Exercise requirements: Take the lines of the data below from the very first through the line containing "import * as" and output them exactly, pictures excluded.

====

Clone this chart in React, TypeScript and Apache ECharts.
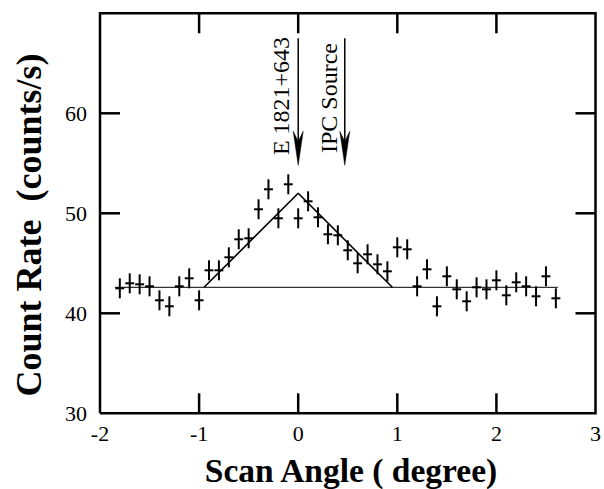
import React, { useEffect, useRef } from "react";
import * as echarts from "echarts";

// Scan angle (degree) of each measurement
const scanAngles = [
  -1.8, -1.7, -1.6, -1.5, -1.4, -1.3, -1.2, -1.1, -1.0, -0.9,
  -0.8, -0.7, -0.6, -0.5, -0.4, -0.3, -0.2, -0.1, 0.0, 0.1,
  0.2, 0.3, 0.4, 0.5, 0.6, 0.7, 0.8, 0.9, 1.0, 1.1,
  1.2, 1.3, 1.4, 1.5, 1.6, 1.7, 1.8, 1.9, 2.0, 2.1,
  2.2, 2.3, 2.4, 2.5, 2.6,
];
// Count rate (counts/s)
const countRates = [
  42.5, 43.0, 42.9, 42.7, 41.3, 40.7, 42.7, 43.5, 41.3, 44.3,
  44.3, 45.6, 47.4, 47.5, 50.4, 52.4, 49.5, 52.9, 49.5, 51.2,
  49.6, 47.9, 47.8, 46.3, 45.0, 45.9, 44.9, 44.2, 46.6, 46.4,
  42.7, 44.4, 40.7, 43.7, 42.4, 41.2, 42.6, 42.4, 43.3, 41.8,
  43.1, 42.7, 41.7, 43.7, 41.5,
];
// 1-sigma count-rate error
const countErrors = [
  1.0, 1.0, 1.0, 1.0, 1.0, 1.0, 1.0, 1.0, 1.0, 1.0,
  1.0, 1.0, 1.0, 1.0, 1.0, 1.0, 1.0, 1.0, 1.0, 1.0,
  1.0, 1.0, 1.0, 1.0, 1.0, 1.0, 1.0, 1.0, 1.0, 1.0,
  1.0, 1.0, 1.0, 1.0, 1.0, 1.0, 1.0, 1.0, 1.0, 1.0,
  1.0, 1.0, 1.0, 1.0, 1.0,
];
const angleHalfBin = 0.045;

// Background level and triangular source-response model
const backgroundLine = [
  [-1.85, 42.6],
  [2.62, 42.6],
];
const triangleModel = [
  [-0.95, 42.6],
  [0.0, 52.0],
  [0.95, 42.6],
];

// Source position arrows: [angle, start count, tip count]
const arrowLabels = ["E 1821+643", "IPC Source"];
const arrowPositions = [
  [0.0, 67.5, 54.8],
  [0.47, 67.5, 54.8],
];

const xTicks = { min: -2, max: 3, interval: 1 };
const yTicks = { min: 30, max: 70, interval: 10 };
// interior tick marks on the frame
const xTickValues = [-1, 0, 1, 2];
const yTickValues = [40, 50, 60];

const FONT = '"Liberation Serif", "Times New Roman", serif';
const TICK_LEN = 20;
const FRAME_W = 2.5;

export default function App() {
  const ref = useRef<HTMLDivElement>(null);

  useEffect(() => {
    if (!ref.current) return;
    const chart = echarts.init(ref.current, undefined, { renderer: "svg" });

    const axisLine = { show: false };
    const axisTick = { show: false };

    const points = scanAngles.map((x, i) => [x, countRates[i], countErrors[i]]);

    const option: any = {
      animation: false,
      backgroundColor: "#fff",
      grid: { left: 100, right: 4, top: 13.3, bottom: 75.7, containLabel: false },
      xAxis: [
        {
          type: "value",
          position: "bottom",
          min: xTicks.min,
          max: xTicks.max,
          interval: xTicks.interval,
          axisLine,
          axisTick,
          splitLine: { show: false },
          axisLabel: {
            color: "#000",
            fontFamily: FONT,
            fontSize: 22,
            margin: 9,
            showMaxLabel: true,
            showMinLabel: true,
          },
        },
      ],
      yAxis: [
        {
          type: "value",
          position: "left",
          min: yTicks.min,
          max: yTicks.max,
          interval: yTicks.interval,
          axisLine,
          axisTick,
          splitLine: { show: false },
          axisLabel: {
            color: "#000",
            fontFamily: FONT,
            fontSize: 22,
            margin: 13,
            formatter: (v: number) => (v === yTicks.max ? "" : String(v)),
          },
        },
      ],
      series: [
        {
          // frame box and its inward tick marks, placed through the axes' scales
          type: "custom",
          data: [[xTicks.min, yTicks.min, xTicks.max, yTicks.max]],
          silent: true,
          z: 8,
          renderItem: (params: any, api: any) => {
            const bl = api.coord([api.value(0), api.value(1)]);
            const tr = api.coord([api.value(2), api.value(3)]);
            const style = { stroke: "#000", lineWidth: FRAME_W, fill: "none" };
            const children: any[] = [
              {
                type: "polyline",
                shape: {
                  points: [
                    [bl[0], bl[1]],
                    [tr[0], bl[1]],
                    [tr[0], tr[1]],
                    [bl[0], tr[1]],
                    [bl[0], bl[1]],
                  ],
                },
                style: { stroke: "#000", lineWidth: FRAME_W, fill: null },
              },
            ];
            xTickValues.forEach((v) => {
              const p = api.coord([v, yTicks.min]);
              children.push({
                type: "line",
                shape: { x1: p[0], y1: bl[1], x2: p[0], y2: bl[1] - TICK_LEN },
                style,
              });
              children.push({
                type: "line",
                shape: { x1: p[0], y1: tr[1], x2: p[0], y2: tr[1] + TICK_LEN },
                style,
              });
            });
            yTickValues.forEach((v) => {
              const p = api.coord([xTicks.min, v]);
              children.push({
                type: "line",
                shape: { x1: bl[0], y1: p[1], x2: bl[0] + TICK_LEN, y2: p[1] },
                style,
              });
              children.push({
                type: "line",
                shape: { x1: tr[0], y1: p[1], x2: tr[0] - TICK_LEN, y2: p[1] },
                style,
              });
            });
            return { type: "group", children };
          },
        },
        {
          type: "line",
          data: backgroundLine,
          symbol: "none",
          lineStyle: { color: "#000", width: 1 },
          silent: true,
        },
        {
          type: "line",
          data: triangleModel,
          symbol: "none",
          lineStyle: { color: "#000", width: 1.6 },
          silent: true,
        },
        {
          type: "custom",
          data: points,
          renderItem: (params: any, api: any) => {
            const x = api.value(0);
            const y = api.value(1);
            const e = api.value(2);
            const top = api.coord([x, y + e]);
            const bot = api.coord([x, y - e]);
            const l = api.coord([x - angleHalfBin, y]);
            const r = api.coord([x + angleHalfBin, y]);
            return {
              type: "group",
              children: [
                {
                  type: "line",
                  shape: { x1: top[0], y1: top[1], x2: bot[0], y2: bot[1] },
                  style: { stroke: "#000", lineWidth: 2 },
                },
                {
                  type: "line",
                  shape: { x1: l[0], y1: l[1], x2: r[0], y2: r[1] },
                  style: { stroke: "#000", lineWidth: 2 },
                },
              ],
            };
          },
          silent: true,
        },
        {
          type: "custom",
          data: arrowPositions,
          renderItem: (params: any, api: any) => {
            const x = api.value(0);
            const y1 = api.value(1);
            const y2 = api.value(2);
            const start = api.coord([x, y1]);
            const tip = api.coord([x, y2]);
            const hl = 34;
            const hw = 5;
            return {
              type: "group",
              children: [
                {
                  type: "line",
                  shape: { x1: start[0], y1: start[1], x2: tip[0], y2: tip[1] - 20 },
                  style: { stroke: "#000", lineWidth: 1.5 },
                },
                {
                  type: "polygon",
                  shape: {
                    points: [
                      [tip[0], tip[1]],
                      [tip[0] - hw, tip[1] - hl],
                      [tip[0], tip[1] - hl * 0.7],
                      [tip[0] + hw, tip[1] - hl],
                    ],
                  },
                  style: { fill: "#000", stroke: "#000", lineWidth: 0.5 },
                },
              ],
            };
          },
          silent: true,
        },
      ],
      graphic: [
        {
          type: "text",
          x: 29,
          y: 225,
          rotation: Math.PI / 2,
          style: {
            text: "Count Rate  (counts/s)",
            font: `bold 36px ${FONT}`,
            fill: "#000",
            textAlign: "center",
            textVerticalAlign: "middle",
          },
        },
        {
          type: "text",
          x: 351,
          y: 470,
          style: {
            text: "Scan Angle ( degree)",
            font: `bold 33.5px ${FONT}`,
            fill: "#000",
            textAlign: "center",
            textVerticalAlign: "middle",
          },
        },
        {
          type: "text",
          x: 281,
          y: 96,
          rotation: Math.PI / 2,
          style: {
            text: arrowLabels[0],
            font: `24px ${FONT}`,
            fill: "#000",
            textAlign: "center",
            textVerticalAlign: "middle",
          },
        },
        {
          type: "text",
          x: 329,
          y: 98,
          rotation: Math.PI / 2,
          style: {
            text: arrowLabels[1],
            font: `24px ${FONT}`,
            fill: "#000",
            textAlign: "center",
            textVerticalAlign: "middle",
          },
        },
      ],
    };

    chart.setOption(option);
    return () => chart.dispose();
  }, []);

  return (
    <div
      ref={ref}
      style={{ position: "fixed", left: 0, top: 0, width: 604, height: 489, background: "#fff" }}
    />
  );
}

====

The solution:
Clone this chart in React, TypeScript and Apache ECharts.
import React, { useEffect, useRef } from "react";
import * as echarts from "echarts";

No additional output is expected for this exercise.